◆ **Goal**:
All lines below must be repeated exactly, with the pictures omitted.

◆ **Data shown**:

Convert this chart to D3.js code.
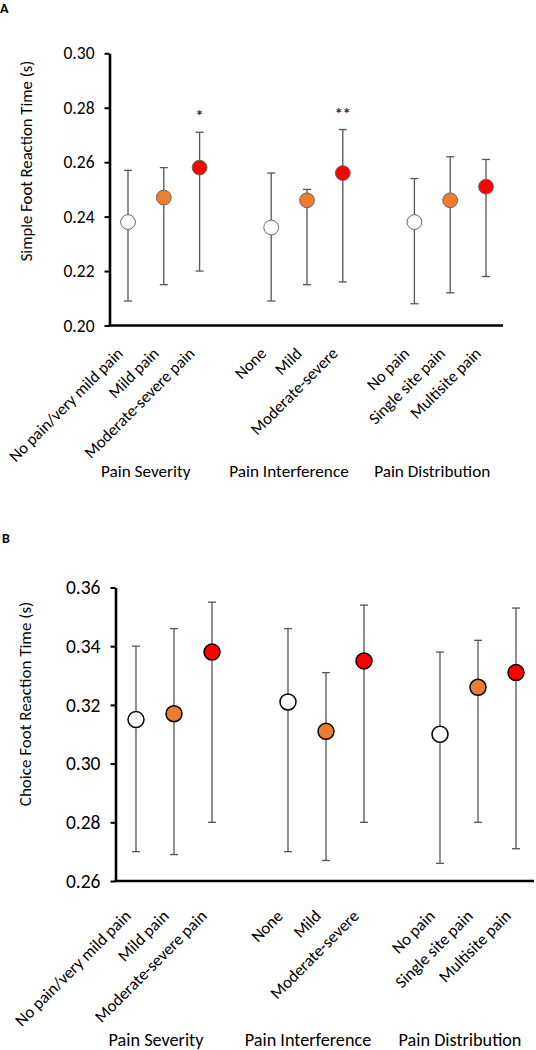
<!DOCTYPE html>
<html>
<head>
<meta charset="utf-8">
<script src="https://cdn.jsdelivr.net/npm/d3@7"></script>
<style>
  html, body { margin: 0; padding: 0; background: #fff; }
  svg { display: block; }
  text { font-family: Carlito, Calibri, Lato, "Noto Sans", sans-serif; fill: #000; }
</style>
</head>
<body>
<svg id="chart" width="536" height="1050"></svg>
<script>
// ---------- data ----------
const categories = ["No pain/very mild pain", "Mild pain", "Moderate-severe pain",
                    "None", "Mild", "Moderate-severe",
                    "No pain", "Single site pain", "Multisite pain"];
const groupLabels = ["Pain Severity", "Pain Interference", "Pain Distribution"];
const levelColors = ["#FFFFFF", "#ED7D31", "#FF0000"];

const simpleMean = [0.238, 0.247, 0.258, 0.236, 0.246, 0.256, 0.238, 0.246, 0.251];
const simpleLow  = [0.209, 0.215, 0.220, 0.209, 0.215, 0.216, 0.208, 0.212, 0.218];
const simpleHigh = [0.257, 0.258, 0.271, 0.256, 0.250, 0.272, 0.254, 0.262, 0.261];
const simpleSig  = ["", "", "*", "", "", "**", "", "", ""];
const simpleTicks = [0.20, 0.22, 0.24, 0.26, 0.28, 0.30];

const choiceMean = [0.315, 0.317, 0.338, 0.321, 0.311, 0.335, 0.310, 0.326, 0.331];
const choiceLow  = [0.270, 0.269, 0.280, 0.270, 0.267, 0.280, 0.266, 0.280, 0.271];
const choiceHigh = [0.340, 0.346, 0.355, 0.346, 0.331, 0.354, 0.338, 0.342, 0.353];
const choiceSig  = ["", "", "", "", "", "", "", "", ""];
const choiceTicks = [0.26, 0.28, 0.30, 0.32, 0.34, 0.36];

const svg = d3.select("#chart");

function drawPanel(cfg) {
  const g = svg.append("g");
  const rows = categories.map((c, i) => ({
    cat: c, slot: Math.floor(i / 3) * 4 + (i % 3), level: i % 3,
    mean: cfg.mean[i], low: cfg.low[i], high: cfg.high[i], sig: cfg.sig[i]
  }));

  const x = d3.scaleLinear().domain([0, 10]).range(cfg.xRange);
  const y = d3.scaleLinear().domain(d3.extent(cfg.ticks)).range(cfg.yRange);

  // panel letter
  g.append("text").attr("x", cfg.letterPos[0]).attr("y", cfg.letterPos[1])
    .attr("font-weight", "bold").attr("font-size", 14).text(cfg.letter);

  // y axis
  const yAxis = d3.axisLeft(y).tickValues(cfg.ticks).tickFormat(d3.format(".2f"))
    .tickSize(5).tickPadding(10).tickSizeOuter(0);
  const ya = g.append("g").attr("transform", `translate(${cfg.axisX},0)`).call(yAxis);
  ya.select(".domain").attr("stroke", "#000").attr("stroke-width", 2.6);
  ya.selectAll(".tick line").attr("stroke", "#000").attr("stroke-width", 2);
  ya.selectAll(".tick text").attr("font-size", cfg.tickFont).attr("fill", "#000")
    .attr("font-family", "Carlito, Calibri, Lato, sans-serif");

  // x baseline
  g.append("line").attr("x1", cfg.axisX - 1).attr("x2", cfg.xEnd)
    .attr("y1", y(cfg.ticks[0])).attr("y2", y(cfg.ticks[0]))
    .attr("stroke", "#000").attr("stroke-width", 2.6);

  // y title
  g.append("text")
    .attr("transform", `translate(${cfg.titlePos[0]},${cfg.titlePos[1]}) rotate(-90)`)
    .attr("text-anchor", "middle").attr("dominant-baseline", "middle")
    .attr("font-size", cfg.titleFont).text(cfg.title);

  // error bars
  const eb = g.append("g").attr("stroke", cfg.barColor).attr("stroke-width", 1.3);
  rows.forEach(r => {
    const cx = x(r.slot);
    eb.append("line").attr("x1", cx).attr("x2", cx).attr("y1", y(r.low)).attr("y2", y(r.high));
    eb.append("line").attr("x1", cx - 4).attr("x2", cx + 4).attr("y1", y(r.low)).attr("y2", y(r.low));
    eb.append("line").attr("x1", cx - 4).attr("x2", cx + 4).attr("y1", y(r.high)).attr("y2", y(r.high));
  });

  // points
  g.selectAll("circle.pt").data(rows).enter().append("circle")
    .attr("class", "pt")
    .attr("cx", d => x(d.slot)).attr("cy", d => y(d.mean)).attr("r", cfg.r)
    .attr("fill", d => levelColors[d.level])
    .attr("stroke", cfg.ptStroke).attr("stroke-width", cfg.ptStrokeW);

  // significance marks
  g.selectAll("text.sig").data(rows.filter(d => d.sig)).enter().append("text")
    .attr("class", "sig")
    .attr("x", d => x(d.slot)).attr("y", d => y(d.high) - 11)
    .attr("text-anchor", "middle").attr("font-size", 16).style("fill", "#333")
    .attr("font-weight", "bold")
    .text(d => d.sig);

  // category labels
  g.selectAll("text.cat").data(rows).enter().append("text")
    .attr("class", "cat")
    .attr("transform", d => `translate(${x(d.slot) + cfg.catOffset[0]},${y(cfg.ticks[0]) + cfg.catOffset[1]}) rotate(-45)`)
    .attr("text-anchor", "end").attr("font-size", cfg.catFont)
    .text(d => d.cat);

  // group labels
  groupLabels.forEach((lab, gi) => {
    g.append("text")
      .attr("x", x(gi * 4 + 1) + cfg.groupDx).attr("y", cfg.groupY)
      .attr("text-anchor", "middle").attr("font-size", cfg.groupFont)
      .text(lab);
  });
}

drawPanel({
  letter: "A", letterPos: [0, 13],
  mean: simpleMean, low: simpleLow, high: simpleHigh, sig: simpleSig, ticks: simpleTicks,
  xRange: [128, 486], yRange: [325.5, 53.3], axisX: 109.5, xEnd: 503,
  title: "Simple Foot Reaction Time (s)", titlePos: [28, 161], titleFont: 16.7,
  tickFont: 17.5, barColor: "#555", r: 7.4, ptStroke: "#666", ptStrokeW: 1,
  catOffset: [-4, 29], catFont: 16.5, groupY: 477, groupDx: -18, groupFont: 17.2
});

drawPanel({
  letter: "B", letterPos: [2, 543],
  mean: choiceMean, low: choiceLow, high: choiceHigh, sig: choiceSig, ticks: choiceTicks,
  xRange: [136, 516], yRange: [881, 587.5], axisX: 115.5, xEnd: 534,
  title: "Choice Foot Reaction Time (s)", titlePos: [27, 704], titleFont: 17,
  tickFont: 19.5, barColor: "#555", r: 8, ptStroke: "#000", ptStrokeW: 1.5,
  catOffset: [-4, 36], catFont: 16.8, groupY: 1046, groupDx: -18, groupFont: 18.2
});
</script>
</body>
</html>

◆ **Correct answer**:
Convert this chart to D3.js code.
<!DOCTYPE html>
<html>
<head>
<meta charset="utf-8">
<script src="https://cdn.jsdelivr.net/npm/d3@7"></script>
<style>
  html, body { margin: 0; padding: 0; background: #fff; }
  svg { display: block; }
  text { font-family: Carlito, Calibri, Lato, "Noto Sans", sans-serif; fill: #000; }
</style>
</head>
<body>
<svg id="chart" width="536" height="1050"></svg>
<script>
// ---------- data ----------
const categories = ["No pain/very mild pain", "Mild pain", "Moderate-severe pain",
                    "None", "Mild", "Moderate-severe",
                    "No pain", "Single site pain", "Multisite pain"];
const groupLabels = ["Pain Severity", "Pain Interference", "Pain Distribution"];
const levelColors = ["#FFFFFF", "#ED7D31", "#FF0000"];

const simpleMean = [0.238, 0.247, 0.258, 0.236, 0.246, 0.256, 0.238, 0.246, 0.251];
const simpleLow  = [0.209, 0.215, 0.220, 0.209, 0.215, 0.216, 0.208, 0.212, 0.218];
const simpleHigh = [0.257, 0.258, 0.271, 0.256, 0.250, 0.272, 0.254, 0.262, 0.261];
const simpleSig  = ["", "", "*", "", "", "**", "", "", ""];
const simpleTicks = [0.20, 0.22, 0.24, 0.26, 0.28, 0.30];

const choiceMean = [0.315, 0.317, 0.338, 0.321, 0.311, 0.335, 0.310, 0.326, 0.331];
const choiceLow  = [0.270, 0.269, 0.280, 0.270, 0.267, 0.280, 0.266, 0.280, 0.271];
const choiceHigh = [0.340, 0.346, 0.355, 0.346, 0.331, 0.354, 0.338, 0.342, 0.353];
const choiceSig  = ["", "", "", "", "", "", "", "", ""];
const choiceTicks = [0.26, 0.28, 0.30, 0.32, 0.34, 0.36];

const svg = d3.select("#chart");

function drawPanel(cfg) {
  const g = svg.append("g");
  const rows = categories.map((c, i) => ({
    cat: c, slot: Math.floor(i / 3) * 4 + (i % 3), level: i % 3,
    mean: cfg.mean[i], low: cfg.low[i], high: cfg.high[i], sig: cfg.sig[i]
  }));

  const x = d3.scaleLinear().domain([0, 10]).range(cfg.xRange);
  const y = d3.scaleLinear().domain(d3.extent(cfg.ticks)).range(cfg.yRange);

  // panel letter
  g.append("text").attr("x", cfg.letterPos[0]).attr("y", cfg.letterPos[1])
    .attr("font-weight", "bold").attr("font-size", 14).text(cfg.letter);

  // y axis
  const yAxis = d3.axisLeft(y).tickValues(cfg.ticks).tickFormat(d3.format(".2f"))
    .tickSize(5).tickPadding(10).tickSizeOuter(0);
  const ya = g.append("g").attr("transform", `translate(${cfg.axisX},0)`).call(yAxis);
  ya.select(".domain").attr("stroke", "#000").attr("stroke-width", 2.6);
  ya.selectAll(".tick line").attr("stroke", "#000").attr("stroke-width", 2);
  ya.selectAll(".tick text").attr("font-size", cfg.tickFont).attr("fill", "#000")
    .attr("font-family", "Carlito, Calibri, Lato, sans-serif");

  // x baseline
  g.append("line").attr("x1", cfg.axisX - 1).attr("x2", cfg.xEnd)
    .attr("y1", y(cfg.ticks[0])).attr("y2", y(cfg.ticks[0]))
    .attr("stroke", "#000").attr("stroke-width", 2.6);

  // y title
  g.append("text")
    .attr("transform", `translate(${cfg.titlePos[0]},${cfg.titlePos[1]}) rotate(-90)`)
    .attr("text-anchor", "middle").attr("dominant-baseline", "middle")
    .attr("font-size", cfg.titleFont).text(cfg.title);

  // error bars
  const eb = g.append("g").attr("stroke", cfg.barColor).attr("stroke-width", 1.3);
  rows.forEach(r => {
    const cx = x(r.slot);
    eb.append("line").attr("x1", cx).attr("x2", cx).attr("y1", y(r.low)).attr("y2", y(r.high));
    eb.append("line").attr("x1", cx - 4).attr("x2", cx + 4).attr("y1", y(r.low)).attr("y2", y(r.low));
    eb.append("line").attr("x1", cx - 4).attr("x2", cx + 4).attr("y1", y(r.high)).attr("y2", y(r.high));
  });

  // points
  g.selectAll("circle.pt").data(rows).enter().append("circle")
    .attr("class", "pt")
    .attr("cx", d => x(d.slot)).attr("cy", d => y(d.mean)).attr("r", cfg.r)
    .attr("fill", d => levelColors[d.level])
    .attr("stroke", cfg.ptStroke).attr("stroke-width", cfg.ptStrokeW);

  // significance marks
  g.selectAll("text.sig").data(rows.filter(d => d.sig)).enter().append("text")
    .attr("class", "sig")
    .attr("x", d => x(d.slot)).attr("y", d => y(d.high) - 11)
    .attr("text-anchor", "middle").attr("font-size", 16).style("fill", "#333")
    .attr("font-weight", "bold")
    .text(d => d.sig);

  // category labels
  g.selectAll("text.cat").data(rows).enter().append("text")
    .attr("class", "cat")
    .attr("transform", d => `translate(${x(d.slot) + cfg.catOffset[0]},${y(cfg.ticks[0]) + cfg.catOffset[1]}) rotate(-45)`)
    .attr("text-anchor", "end").attr("font-size", cfg.catFont)
    .text(d => d.cat);

  // group labels
  groupLabels.forEach((lab, gi) => {
    g.append("text")
      .attr("x", x(gi * 4 + 1) + cfg.groupDx).attr("y", cfg.groupY)
      .attr("text-anchor", "middle").attr("font-size", cfg.groupFont)
      .text(lab);
  });
}

drawPanel({
  letter: "A", letterPos: [0, 13],
  mean: simpleMean, low: simpleLow, high: simpleHigh, sig: simpleSig, ticks: simpleTicks,
  xRange: [128, 486], yRange: [325.5, 53.3], axisX: 109.5, xEnd: 503,
  title: "Simple Foot Reaction Time (s)", titlePos: [28, 161], titleFont: 16.7,
  tickFont: 17.5, barColor: "#555", r: 7.4, ptStroke: "#666", ptStrokeW: 1,
  catOffset: [-4, 29], catFont: 16.5, groupY: 477, groupDx: -18, groupFont: 17.2
});

drawPanel({
  letter: "B", letterPos: [2, 543],
  mean: choiceMean, low: choiceLow, high: choiceHigh, sig: choiceSig, ticks: choiceTicks,
  xRange: [136, 516], yRange: [881, 587.5], axisX: 115.5, xEnd: 534,
  title: "Choice Foot Reaction Time (s)", titlePos: [27, 704], titleFont: 17,
  tickFont: 19.5, barColor: "#555", r: 8, ptStroke: "#000", ptStrokeW: 1.5,
  catOffset: [-4, 36], catFont: 16.8, groupY: 1046, groupDx: -18, groupFont: 18.2
});
</script>
</body>
</html>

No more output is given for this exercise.